Twenty-five local area networks now connect the bank's various units.

These are, in turn, hooked into a massively parallel processing system -- a loose configuration of microprocessors -- which acts as a data repository in place of the traditional mainframe.

Although the original business plan called for the bank to move all the retail operations completely off the mainframe, the recent merger -- which almost doubled the Dime's size -- has thrown a monkey wrench into those works.

"There is no way to have a client-server system maintain a $20 billion bank," he said, adding that such technology should be available in five years or so.

When he began, the bank had 260 technology employees and a $25 million technology budget.

Since then, Mr. Wagner has sliced the staffing to 80 people and cut the budget to $16.5 million. He erased a level of unnecessary middle managers, and recruited most of his own new troops from other banks and consulting firms.

"If you look at my management team today, 90% of them weren't here then," Mr. Wagner said.

Lacking the economies of scale to run all the operations in-house, Mr. Wagner also set out to move most of its back office functions to third parties. Nationar Inc. processes the Dime's checks and lockbox transactions; Archer Management Systems handles the mailroom operations; and Computer Power Inc. takes care of the bank's mortgage servicing.

Last week, in its largest merger-related technology move, the Dime signed up Systematics Financial Services Inc. to handle its retail deposits systems. Systematics had handled outsourcing for Anchor Bank.

Mr. Wagner's management style and ideas cast him as more of a business manager than a classic technology executive. Unlike the typical chief information officer, Mr. Wagner was not a technology person who had moved up through the ranks.

In fact, the Dime created the post of chief information officer expressly for him, or, rather, he created it himself, when he was offered a job at the bank after handling a consulting project there.

In a project for his previous employer, Coopers & Lybrand, Mr. Wagner had been brought in to map out a technology strategy for the Dime. Shortly after the project was complete, the bank's vice president for information systems -- then the highest ranking technology officer at the bank -- resigned, and executives wooed Mr. Wagner to replace him and to carry out the plan he had recommended as a consultant.

Before Coopers & Lybrand, Mr. Wagner worked for McDonald Douglas Corp., where he alternately headed a financial software firm for two years and also did some consulting work with banks, Chase Manhattan Corp. and Society Corp. among them.

Prior to that, he had handled an assortment of consulting jobs throughout the 1970s and 1980s, primarily for the financial industry.

Mr. Wagner spent his first 10 years out of college in the Air Force, which gave him an early and solid background in technology.

"Just about every mainframe environment was tested by the military," he said.

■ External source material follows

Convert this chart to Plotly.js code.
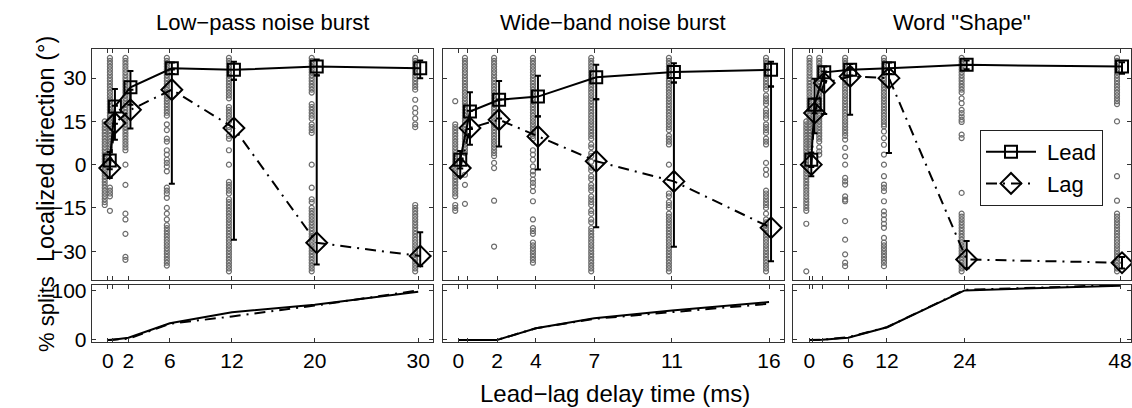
<!DOCTYPE html>
<html><head><meta charset="utf-8">
<script src="https://cdn.plot.ly/plotly-3.0.1.min.js"></script>
<style>html,body{margin:0;padding:0;background:#fff}#g{width:1132px;height:408px}</style>
</head><body><div id="g"></div>
<script>
// ---------- DATA ----------
const titles = ['Low\u2212pass noise burst', 'Wide\u2212band noise burst', 'Word "Shape"'];
const delays1 = [0, 0.5, 2, 6, 12, 20, 30];
const delays2 = [0, 0.5, 2, 4, 7, 11, 16];
const delays3 = [0, 0.5, 2, 6, 12, 24, 48];
const ticktext1 = ['0', '', '2', '6', '12', '20', '30'];
const ticktext2 = ['0', '', '2', '4', '7', '11', '16'];
const ticktext3 = ['0', '', '', '6', '12', '24', '48'];

// individual responses (deg), one list per delay
const p1_c0 = [15,14,13,12,11,10,9,8,7,6,5,4,3,2,1,0,-1,-2,-3,-4,-5,-6,-7,-8,-9,-10,-11,-12,-13,-14];
const p1_c1 = [37,36,35,34,33,32,31,30,29,28,27,26,25,24,23,22,21,20,19,18,17,16,15,14,13,12,11,10,9,8,7,6,5,4,-8,-9,-10,-11,-16];
const p1_c2 = [37,36,35,34,33,32,31,30,29,28,27,26,25,24,23,22,21,20,19,18,17,16,15,14,13,12,11,10,9,8,7,6,5,0,-7,-17,-19,-24,-32,-33];
const p1_c3 = [37,36,35,34,33,32,31,30,29,28,27,26,25,24,23,22,21,20,19,18,17,14,12,9,8,5,3.5,1.7,0.6,-0.6,-2.3,-8,-9,-10,-11.5,-15,-17,-19,-21,-22,-23,-24,-25,-26,-27,-28,-29,-30,-31,-32,-33,-34,-35];
const p1_c4 = [37,36,35,34,33,32,31,30,29,28,27,26,25,24,23,20,19,18,17,16,15,13,12,10,9,5,0,-6,-7,-8,-9,-10,-12,-13,-14,-15,-16,-17,-18,-19,-20,-21,-22,-23,-24,-25,-26,-27,-28,-29,-30,-31,-32,-33,-34,-35,-36,-37];
const p1_c5 = [37,36,35,34,33,32,31,30,29,28,27,26,25,21,20,19,18,17,16,14,13,12,11,0,-8,-12,-13,-15,-16,-17,-18,-19,-20,-21,-22,-23,-24,-25,-26,-27,-28,-29,-30,-31,-32,-33,-34,-35,-36,-37];
const p1_c6 = [37,36,35,34,33,32,31,30,29,28,27,26,22.5,19.6,18,16,14,13,-14,-15,-16,-17,-18,-19,-20,-21,-22,-23,-24,-25,-26,-27,-28,-29,-30,-31,-32,-33,-34,-35,-36,-37];

const p2_c0 = [22,14,13,12,11,10,9,8,7,6,5,4,3,2,1,0,-1,-2,-3,-4,-5,-6,-7,-8,-9,-10,-11,-14,-15,-16];
const p2_c1 = [37,36,35,34,33,32,31,30,29,28,27,26,25,24,23,22,21,20,19,18,17,16,15,14,13,12,11,10,9,8,7,6,5,4,-3.5,-7,-13.6];
const p2_c2 = [37,36,35,34,33,32,31,30,29,28,27,26,25,24,23,22,21,20,19,18,17,16,15,14,13,12,11,10,9,8,7,6,5,4,3,0.6,-1.2,-12.5,-28.4];
const p2_c3 = [37,36,35,34,33,32,31,30,29,28,27,26,25,24,23,22,21,20,19,18,17,16,15,14,13,12,11,10,9,5,3.5,1.7,-0.6,-2.3,-3.5,-5.2,-6.3,-7.5,-9.2,-12.7,-19,-22,-23,-24,-27,-28,-29,-30,-31,-32,-33,-34];
const p2_c4 = [37,36,35,34,33,32,31,30,29,28,27,26,25,24,23,22,21,20,19,18,17,16,15,14,13,12,11,10,9,7,6,4,3,1,-1,-2,-4,-5,-7,-8,-9,-11,-12,-13,-14,-16,-17,-19,-20,-22,-23,-24,-25,-26,-27,-28,-29,-30,-31,-32,-33,-34,-35,-36,-37];
const p2_c5 = [37,36,35,34,33,32,31,30,29,28,27,26,25,24,23,22,21,20,19,18,17,16,15,14,13,12,10,9,8,7,0,-10,-11,-13,-14,-15,-17,-18,-19,-20,-21,-22,-23,-24,-25,-26,-27,-28,-29,-30,-31,-32,-33,-34,-35,-36,-37];
const p2_c6 = [37,36,35,34,33,32,31,30,29,28,27,26,24,23,22,21,19,18,17,16,14,13,12,11,9,8,7,0.6,-1.7,-3.5,-9,-10,-11,-12,-13,-14,-15,-17,-19,-20,-21,-22,-23,-24,-25,-26,-27,-28,-29,-30,-31,-32,-33,-34,-35,-36,-37];

const p3_c0 = [15,14,13,12,11,10,9,8,7,6,5,4,3,2,1,0,-1,-2,-3,-4,-5,-6,-7,-8,-9,-10,-11,-12,-13,-14,-15,-16,-20.5,-37];
const p3_c1 = [37,36,35,34,33,32,31,30,29,28,27,26,25,24,23,22,21,20,19,18,17,16,15,14,13,12,11,10,9,8,7,6,5];
const p3_c2 = [37,36,35,34,33,32,31,30,29,28,27,26,25,24,23,22,21,20,19,18,17,16,15,14,13,12,11,10,9,8,6,4.6,3.5];
const p3_c3 = [37,36,35,34,33,32,31,30,29,28,27,26,25,24,23,22,21,20,19,18,17,16,15,14,13,12,11,10,8.7,5.8,2.9,0,-4.6,-5.8,-6.9,-11,-12.1,-12.7,-19.6,-26,-31.1,-34,-35.2];
const p3_c4 = [37,36,35,34,33,32,31,30,29,28,27,26,25,24,23,22,21,20,19,18,17,16,15,14,13.3,11.5,9.2,6.9,3.5,0,-4,-6.9,-8,-9.2,-12.7,-16.2,-17.5,-19,-20.5,-21.9,-25.4,-27,-28,-29,-30,-31,-32,-33,-34,-35.2];
const p3_c5 = [37,36,35,34,33,32,31,30,29,28,27,26,25,23,21.3,19,17.9,16.7,15.6,14.8,10.4,9.2,-9.8,-17,-18,-19,-20,-21,-22,-23,-24,-25,-26,-27,-28,-29,-30,-31,-32,-33,-34,-35,-36,-37];
const p3_c6 = [37,36,35,34,33,32,31,30,29,28,27,26,25,24,23,22,21,15,-4,-12.5,-17,-18,-19,-20,-21,-22,-23,-24,-25,-26,-27,-28,-29,-30,-31,-32,-33,-34,-35,-36,-37];

// mean localized direction and error bars
const lead1 = [1.4, 20.2, 26.8, 33.4, 32.9, 34.0, 33.4];
const lead1_up = [3, 6, 5.7, 2, 2.8, 2.5, 2.7];
const lead1_dn = [3, 6, 6, 2, 3.5, 3, 3.4];
const lag1 = [-1.2, 14.4, 19, 26, 12.7, -27.1, -31.7];
const lag1_up = [3, 6, 7, 7, 16.7, 58, 8.3];
const lag1_dn = [3.4, 5.8, 6.5, 32.6, 38.7, 7.5, 3.5];

const lead2 = [1.7, 18.4, 22.5, 23.6, 30.3, 32.1, 32.9];
const lead2_up = [3, 6.7, 6.5, 7.2, 4.3, 3.1, 2.8];
const lead2_dn = [3, 6, 6.5, 6.9, 7.6, 3.6, 5.8];
const lag2 = [-1.2, 12.7, 15.6, 9.8, 1.2, -5.8, -21.9];
const lag2_up = [3, 6, 7, 7, 21.5, 34.3, 49];
const lag2_dn = [2.8, 5.8, 9.3, 11.5, 22.9, 22.7, 11.6];

const lead3 = [1.7, 20.8, 32, 32.9, 33.4, 34.6, 34.0];
const lead3_up = [2.5, 9, 2, 2, 2, 1.5, 1.5];
const lead3_dn = [2.5, 3, 3, 2, 2, 1.5, 2.5];
const lag3 = [0, 17.9, 28.3, 30.6, 30, -32.9, -34.0];
const lag3_up = [3, 5, 4, 3, 3, 6.4, 2];
const lag3_dn = [4, 7, 10.7, 13.3, 26, 3, 2];

// % splits
const split_lead1 = [0, 0.5, 4.7, 34, 56.7, 71.7, 98.4];
const split_lag1 = [0, 0.5, 2.5, 33, 48, 70, 101];
const split_lead2 = [0, 0, 0, 24, 44.4, 60, 77.2];
const split_lag2 = [0, 0, 0, 24, 43, 56.7, 73.8];
const split_lead3 = [0, 0, 0.5, 4.7, 26, 101, 110.6];
const split_lag3 = [0, 0, 0.5, 5.5, 26, 102, 112];

// ---------- LAYOUT GEOMETRY ----------
const W = 1132, H = 408;
const FONT = 'Liberation Sans, Arial, Helvetica, sans-serif';
const colsPx = [[91.7, 432.7], [442.7, 784], [793.3, 1131]];
const xr = [[-1.55, 31.4], [-0.8, 16.77], [-2.47, 49.7]];
const topPx = [49.3, 280], botPx = [285, 341.7];
const dX = p => [p[0] / W, p[1] / W];
const dY = p => [1 - p[1] / H, 1 - p[0] / H];

const delays = [delays1, delays2, delays3];
const ticktexts = [ticktext1, ticktext2, ticktext3];
const cols = [[p1_c0,p1_c1,p1_c2,p1_c3,p1_c4,p1_c5,p1_c6],[p2_c0,p2_c1,p2_c2,p2_c3,p2_c4,p2_c5,p2_c6],[p3_c0,p3_c1,p3_c2,p3_c3,p3_c4,p3_c5,p3_c6]];
const leads = [[lead1,lead1_up,lead1_dn],[lead2,lead2_up,lead2_dn],[lead3,lead3_up,lead3_dn]];
const lags = [[lag1,lag1_up,lag1_dn],[lag2,lag2_up,lag2_dn],[lag3,lag3_up,lag3_dn]];
const splitsLead = [split_lead1, split_lead2, split_lead3];
const splitsLag = [split_lag1, split_lag2, split_lag3];

const DASHDOT = '11px,6px,2px,6px';
const traces = [];
const layout = {
  width: W, height: H, margin: {l:0, r:0, t:0, b:0},
  paper_bgcolor: '#fff', plot_bgcolor: '#fff', showlegend: true,
  font: {family: FONT, size: 20, color: '#000'},
  legend: {x: 980/W, y: 1 - 130/H, xanchor: 'left', yanchor: 'top', bgcolor: '#fff',
           bordercolor: '#222', borderwidth: 1, font: {family: FONT, size: 22, color:'#000'},
           itemwidth: 50, tracegroupgap: 0},
  annotations: [], shapes: []
};
const axBase = {showline: true, mirror: 'allticks', linecolor: '#333', linewidth: 1,
  ticks: 'inside', ticklen: 4, tickcolor: '#333', tickwidth: 1, showgrid: false, zeroline: false,
  fixedrange: true, tickfont: {family: FONT, size: 21, color: '#000'}};

for (let i = 0; i < 3; i++) {
  const t = 2*i + 1, b = 2*i + 2; // axis indices
  const xt = 'x' + (t === 1 ? '' : t), yt = 'y' + (t === 1 ? '' : t);
  const xb = 'x' + b, yb = 'y' + b;
  const pxPerUnit = (colsPx[i][1] - colsPx[i][0]) / (xr[i][1] - xr[i][0]);
  const sOff = -3 / pxPerUnit, mOff = 2 / pxPerUnit;

  layout['xaxis' + (t === 1 ? '' : t)] = Object.assign({}, axBase, {domain: dX(colsPx[i]), range: xr[i], anchor: yt,
    tickvals: delays[i], ticktext: ticktexts[i], showticklabels: false});
  layout['yaxis' + (t === 1 ? '' : t)] = Object.assign({}, axBase, {domain: dY(topPx), range: [-40, 40], anchor: xt,
    tickvals: [-30, -15, 0, 15, 30], showticklabels: i === 0});
  layout['xaxis' + b] = Object.assign({}, axBase, {domain: dX(colsPx[i]), range: xr[i], anchor: yb,
    tickvals: delays[i], ticktext: ticktexts[i], showticklabels: true});
  layout['yaxis' + b] = Object.assign({}, axBase, {domain: dY(botPx), range: [-3.5, 112], anchor: xb,
    tickvals: [0, 100], showticklabels: i === 0});

  // individual responses
  const sx = [], sy = [];
  cols[i].forEach((c, k) => c.forEach(v => { sx.push(delays[i][k] + sOff); sy.push(v); }));
  traces.push({type: 'scatter', mode: 'markers', x: sx, y: sy, xaxis: xt, yaxis: yt, showlegend: false,
    marker: {symbol: 'circle-open', size: 5, color: '#6c6c6c', line: {width: 1.2, color: '#6c6c6c'}}, hoverinfo: 'skip'});

  const mx = delays[i].map(d => d + mOff);
  traces.push({type: 'scatter', mode: 'lines+markers', name: '\u00a0Lead', x: mx, y: leads[i][0], xaxis: xt, yaxis: yt,
    showlegend: i === 2, legendgroup: 'lead',
    line: {color: '#000', width: 2},
    marker: {symbol: 'square-open', size: 12, color: '#000', line: {width: 2, color: '#000'}},
    error_y: {type: 'data', symmetric: false, array: leads[i][1], arrayminus: leads[i][2], color: '#000', thickness: 2, width: 3}});
  traces.push({type: 'scatter', mode: 'lines+markers', name: '\u00a0Lag', x: mx, y: lags[i][0], xaxis: xt, yaxis: yt,
    showlegend: i === 2, legendgroup: 'lag',
    line: {color: '#000', width: 2, dash: DASHDOT},
    marker: {symbol: 'diamond-open', size: 16, color: '#000', line: {width: 2, color: '#000'}},
    error_y: {type: 'data', symmetric: false, array: lags[i][1], arrayminus: lags[i][2], color: '#000', thickness: 2, width: 3}});

  // % splits
  traces.push({type: 'scatter', mode: 'lines', x: delays[i], y: splitsLead[i], xaxis: xb, yaxis: yb, showlegend: false,
    line: {color: '#000', width: 2}, hoverinfo: 'skip'});
  traces.push({type: 'scatter', mode: 'lines', x: delays[i], y: splitsLag[i], xaxis: xb, yaxis: yb, showlegend: false,
    line: {color: '#000', width: 2, dash: DASHDOT}, hoverinfo: 'skip'});

  layout.annotations.push({xref: 'paper', yref: 'paper', x: (colsPx[i][0] + colsPx[i][1]) / 2 / W, y: 1 - 22 / H,
    text: titles[i], showarrow: false, xanchor: 'center', yanchor: 'middle', font: {family: FONT, size: 22, color: '#000'}});
}
layout.annotations.push({xref: 'paper', yref: 'paper', x: 46 / W, y: 1 - 149 / H, text: 'Localized direction (\u00b0)',
  textangle: -90, showarrow: false, xanchor: 'center', yanchor: 'middle', font: {family: FONT, size: 23.5, color: '#000'}});
layout.annotations.push({xref: 'paper', yref: 'paper', x: 46 / W, y: 1 - 314 / H, text: '% splits',
  textangle: -90, showarrow: false, xanchor: 'center', yanchor: 'middle', font: {family: FONT, size: 22, color: '#000'}});
layout.annotations.push({xref: 'paper', yref: 'paper', x: 615 / W, y: 1 - 393 / H, text: 'Lead\u2212lag delay time (ms)',
  showarrow: false, xanchor: 'center', yanchor: 'middle', font: {family: FONT, size: 24, color: '#000'}});

Plotly.newPlot('g', traces, layout, {staticPlot: true, displayModeBar: false});
</script></body></html>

There, he was exposed to early predecessors of systems produced by a "breadth of various vendors," including International Business Machines Corp., NCR Corp., and Unisys Corp. That early exposure, and the consulting experience that followed, have given Mr. Wagner a strong and resilient springboard from which to leap.

"I brought to the Dime a strategic vision that was ahead of the times in 1990," he said reflectively.

"And it certainly has proven to be the right direction."